World Superbikes use it (except for the ageing Kawasaki ZX-7R) because the rules specify that their fuelling systems must be essentially the same as the road bikes they’re based on. And the road bikes have fuel injection because they need it to pass the increasingly strict exhaust emissions laws around the world.

Grand prix bikes have no such artificial limitations. Without them, the technical reasons not to have fuel injection take precedence. For a start, carburettors are extremely good at what they do.

The fuel they supply is determined by the air flow through them sucking it up through the various jets. And at times that air flow can display some very subtle and complex changes.

It can become so complex that even the most sophisticated fuel injection can’t keep up with the fluctuations in demand. A carburettor, on the other hand, deals with these tiny changes in air flow automatically, adjusting the amount of fuel sucked in to perfection.

Carburettors also have a happy habit of dumping extra fuel into the air flow when the throttle is snapped open. Which, by chance, is exactly what’s needed for a sharp but controllable throttle response. Fuel injection manufacturers and programmers still have difficulty mimicking this behaviour (or at least, doing so without ruining their clean emissions). This is so much the case that many fuel injection systems can feel a bit on-off. One moment nothing happens when you twist the throttle, the next, it all does. This can be unsettling when you crack open the throttle on the exit of a high-speed corner.

Honda experimented with fuel injection on its 500cc GP bikes in the early ’90s and it was this throttle response problem which finally caused them to give up and return to carbs.

There is little pressure for GP manufacturers to start experimenting again because the need for clean emissions is simply not a factor with racing bikes.

There’s no reason why a two-stroke can’t be fuel-injected in the same way as a four-stroke. But because the fuel-air mixture in a two-stroke has a much longer inlet path its atomisation (where the fuel droplets separate out for a better mix with the air, and therefore a better burn) is better than a four-stroke’s to start with. The need for the improved atomisation you get with fuel injection is therefore much less.

There are additional physical problems. A fuel injection system needs a high pressure pump and relatively large computer to operate, and these add weight to a machine compared with its carburettor-equipped equivalent. And on a GP bike every gram counts.
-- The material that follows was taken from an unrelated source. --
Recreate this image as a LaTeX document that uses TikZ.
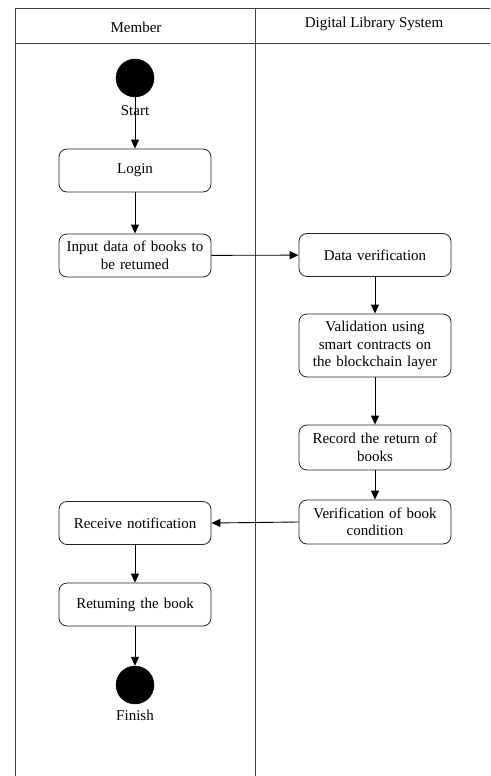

Fuel injection systems also have high electrical demands, typically of the order of four amps or so with higher peaks. GP bikes have no alternators and rely on total loss battery-powered electrical systems which aren’t capable of delivering such high currents. Either unacceptably bulky and heavy batteries would be needed, or the engines would have to be redesigned with alternators, which mean more weight and slower throttle response, as well as additional loads on already enormously stressed crankshafts.

In the light of all this, the only real surprise is that even Honda’s race boffins ever bothered to try to make fuel-injected GP two-strokes work.